Animating the Troops
From 'Fighting Tools' (1943). Photo: Warner Brothers/Schlesinger
March 14, 2016 4:51 p.m. ET
The cartoons of the Warner Bros. studio—which brought us the antics of Bugs Bunny, Daffy Duck and company—are known for their fast-paced comedy, their high-energy (even violent) style, their remarkably vivid characterizations and, somehow, both their outrageousness and their subtlety. Since their heyday some 70 years ago, the studio’s beloved “Looney Tunes” and “Merrie Melodies” largely have been marketed to generations of children, first in movie theaters and then on television and home video. But there was also a lesser-known series of Warner cartoons—scarcely seen since World War II—that were much more adult in their outlook, with decidedly blue humor, cheesecake shots of seminaked pinup girls, and language not for toddlers. These are the Looney Tunes that your grandfather, who fought in Germany, never told you about.
Between 1943 and 1945, the Leon Schlesinger studio, which was at that time the cartoon division of Warner Bros., produced roughly 26 “Private Snafu” cartoons for the United States Armed Forces First Motion Picture Unit, created by Frank Capra. It was Capra’s idea to include an animated segment in the “Army/Navy Screen Magazine,” a collection of short films produced for the service audience that contained a mixture of humor, morale-building, information, “propaganda” and general entertainment. The three- to five-minute cartoons starred a luckless schlemiel whose name comes from vintage Army slang, the acronym for “Situation Normal: All Fouled Up”—and, no, “fouled” is not the actual word.
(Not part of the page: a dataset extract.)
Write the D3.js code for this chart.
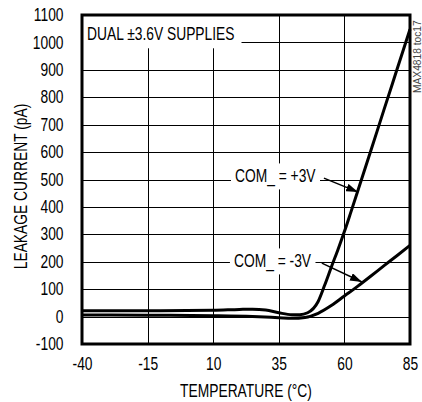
<!DOCTYPE html>
<html>
<head>
<meta charset="utf-8">
<script src="https://cdn.jsdelivr.net/npm/d3@7"></script>
<style>
  body { margin: 0; background: #fff; }
  svg text { font-family: "Liberation Sans", Arial, sans-serif; fill: #000; }
</style>
</head>
<body>
<svg id="chart"></svg>
<script>
// temperature (°C) and leakage current (pA)
const tempPlus = [-40, -15, 10, 20, 25, 30, 35, 40, 43, 46, 50, 52.5, 55, 57.5, 60, 62.5, 65, 70, 75, 80, 85];
const leakPlus = [21, 21, 23, 26, 27, 24, 14, 7, 7, 14, 55, 115, 180, 243, 310, 382, 455, 603, 752, 900, 1048];

const tempMinus = [-40, -15, 10, 25, 35, 40, 45, 50, 55, 60, 65, 70, 75, 80, 85];
const leakMinus = [6, 5, 3, 0, -4, -6, -3, 12, 40, 75, 110, 147, 185, 222, 260];

const xTicks = [-40, -15, 10, 35, 60, 85];
const yTicks = [-100, 0, 100, 200, 300, 400, 500, 600, 700, 800, 900, 1000, 1100];

const width = 422, height = 402;
const margin = {top: 15, right: 12, bottom: 58, left: 82};
const fs = 17.5, sx = 0.79;   // condensed look: Liberation Sans squeezed horizontally

const svg = d3.select('#chart').attr('width', width).attr('height', height);

const x = d3.scaleLinear().domain([-40, 85]).range([margin.left, width - margin.right]);
const y = d3.scaleLinear().domain([-100, 1100]).range([height - margin.bottom, margin.top]);

// grid
const grid = svg.append('g').attr('stroke', '#000').attr('stroke-width', 1);
grid.selectAll('.vg').data(xTicks.slice(1, -1)).enter().append('line')
    .attr('x1', d => Math.round(x(d)) + 0.5).attr('x2', d => Math.round(x(d)) + 0.5)
    .attr('y1', y(1100)).attr('y2', y(-100));
grid.selectAll('.hg').data(yTicks.slice(1, -1)).enter().append('line')
    .attr('y1', d => Math.round(y(d)) + 0.5).attr('y2', d => Math.round(y(d)) + 0.5)
    .attr('x1', x(-40)).attr('x2', x(85));

// axes (labels only)
const xAxis = svg.append('g')
    .attr('transform', `translate(0, ${y(-100)})`)
    .call(d3.axisBottom(x).tickValues(xTicks).tickSize(0).tickPadding(14).tickFormat(d => d));
const yAxis = svg.append('g')
    .attr('transform', `translate(${x(-40)}, 0)`)
    .call(d3.axisLeft(y).tickValues(yTicks).tickSize(0).tickPadding(18.5).tickFormat(d => d));
[xAxis, yAxis].forEach(a => {
  a.attr('font-family', null).attr('font-size', null);
  a.select('.domain').remove();
  a.selectAll('text')
      .attr('font-size', fs + 'px')
      .attr('x', function() { return (+this.getAttribute('x') || 0) / sx; })
      .attr('transform', `scale(${sx},1)`);
});

// squeezed text placed at a pixel point
function narrowText(parent, px, py, txt, extra) {
  return parent.append('text')
      .attr('transform', `translate(${px},${py}) ${extra || ''} scale(${sx},1)`)
      .attr('font-size', fs + 'px')
      .text(txt);
}

// curves
const line = d3.line().x(d => x(d[0])).y(d => y(d[1])).curve(d3.curveMonotoneX);
const plusData = tempPlus.map((t, i) => [t, leakPlus[i]]);
const minusData = tempMinus.map((t, i) => [t, leakMinus[i]]);

// labels with white boxes
function boxedLabel(txt, tx, ty, padX, padY, toFrame) {
  const g = svg.append('g');
  const r = g.append('rect').attr('fill', '#fff');
  narrowText(g, x(tx), y(ty), txt);
  const b = g.node().getBBox();
  if (toFrame) {
    r.attr('x', x(-40)).attr('y', y(1100))
     .attr('width', b.x + b.width + padX - x(-40)).attr('height', b.y + b.height + padY - y(1100));
  } else {
    r.attr('x', b.x - padX).attr('y', b.y - padY).attr('width', b.width + 2 * padX).attr('height', b.height + 2 * padY);
  }
}

boxedLabel('DUAL \u00B13.6V SUPPLIES', -38.1, 1009, 7, 5, true);
boxedLabel('COM_ = +3V', 18.3, 491, 4, 3, false);
boxedLabel('COM_ = -3V', 17.9, 181, 4, 3, false);

svg.append('path').datum(minusData).attr('d', line)
    .attr('fill', 'none').attr('stroke', '#000').attr('stroke-width', 3);
svg.append('path').datum(plusData).attr('d', line)
    .attr('fill', 'none').attr('stroke', '#000').attr('stroke-width', 3);

// arrows
svg.append('defs').append('marker')
    .attr('id', 'ah').attr('viewBox', '0 0 12 8').attr('refX', 12).attr('refY', 4)
    .attr('markerWidth', 12).attr('markerHeight', 8).attr('markerUnits', 'userSpaceOnUse')
    .attr('orient', 'auto')
  .append('path').attr('d', 'M0,0 L12,4 L0,8 Z').attr('fill', '#000');

const arrows = [
  {from: [52.2, 505], to: [65.2, 454]},
  {from: [51.4, 195], to: [66.7, 126]}
];
svg.selectAll('.arrow').data(arrows).enter().append('line')
    .attr('x1', d => x(d.from[0])).attr('y1', d => y(d.from[1]))
    .attr('x2', d => x(d.to[0])).attr('y2', d => y(d.to[1]))
    .attr('stroke', '#000').attr('stroke-width', 1.5).attr('marker-end', 'url(#ah)');

// frame
svg.append('rect')
    .attr('x', x(-40)).attr('y', y(1100))
    .attr('width', x(85) - x(-40)).attr('height', y(-100) - y(1100))
    .attr('fill', 'none').attr('stroke', '#000').attr('stroke-width', 3);

// axis titles
narrowText(svg, (x(-40) + x(85)) / 2, 397, 'TEMPERATURE (\u00B0C)').attr('text-anchor', 'middle');
narrowText(svg, 27, (y(-100) + y(1100)) / 2 + 7, 'LEAKAGE CURRENT (pA)', 'rotate(-90)')
    .attr('text-anchor', 'middle');

// side note
svg.append('text')
    .attr('transform', `translate(421, 93) rotate(-90) scale(0.93,1)`)
    .attr('font-size', '11px').style('fill', '#444')
    .text('MAX4818 toc17');
</script>
</body>
</html>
Now, the complete Snafu output has been released in a stunning Blu-ray restoration, taken from the original 35mm negatives in the Library of Congress, by Thunderbean Animation.
The series’ clueless, blundering and lazy private is introduced in a three-minute trailer titled “Coming!! Snafu.” We meet “the goofiest soldier in the U.S. Army” as he is shown fantasizing about a burlesque dancer in action (as he hums Johnny Mercer’s “Strip Polka”) when he should be concentrating on his job. Private Snafu’s comic antics had a serious purpose: to drive home to G.I.’s the consequences of goofing off.
The slapstick and physical comedy are perhaps even more extreme than in the civilian Looney Tunes. There’s a very real savagery, for instance, in the battle of Snafu against a Japanese soldier in “No Buddy Atoll” (or against a burly Nazi in “Fighting Tools”) that you won’t find in a Sylvester & Tweety episode.
Although produced for a lower budget in black-and-white, the Snafu cartoons are just as imaginatively written, directed and animated as the Bugs Bunny entries that Warner Brothers was producing at the same time for civilian release. (The wabbit even makes a cameo appearance in Chuck Jones’s “Gas.”) The Snafu films not only look and feel like the Schlesinger cartoons we all grew up with, they sound like them too: Mel Blanc is the voice of Snafu, and the scores by Carl Stalling are indistinguishable from the theatrical shorts—in “Payday,” for example, Snafu struts into “un hôtel” with a French demimonde in time with a few minor key notes of “Blues in the Night.”
That scene with the floozy indicates the degree to which, to invoke a WB catchphrase, “something new has been added!” Nearly every episode has some titillating female flesh on display: In “Censored,” there are long, lingering shots of Snafu’s girlfriend in garters and hose; in “Spies,” our hapless antihero blabs military secrets to a blond German spy wearing a brassiere wired for sound; the title of “Booby Traps” refers to a female mannequin with bombs for breasts.
The shorts were supervised by Schlesinger’s all-star directorial staff—perhaps the best in animation history: Bob Clampett, Friz Freleng, Chuck Jones and Frank Tashlin. And the scripts are especially astute—not only entertaining, but carrying a practical message for servicemen. Also on the story team was Theodor Geisel, already known as “Dr. Seuss,” who supplied rhyming dialogue for several shorts (including “Rumors”). “It’s Murder She Says” is superior storytelling, with the focus on “Anopheles Annie,” alias “Malaria Moll”—a disease-carrying camp-follower of a mosquito depicted as a beaten-down good-time girl, spreading malaria germs among soldiers as if they were an STD.
Soldiers, beware. Animation and military history buffs—and everyone else—rejoice.
Mr. Friedwald writes about music and popular culture for the Journal.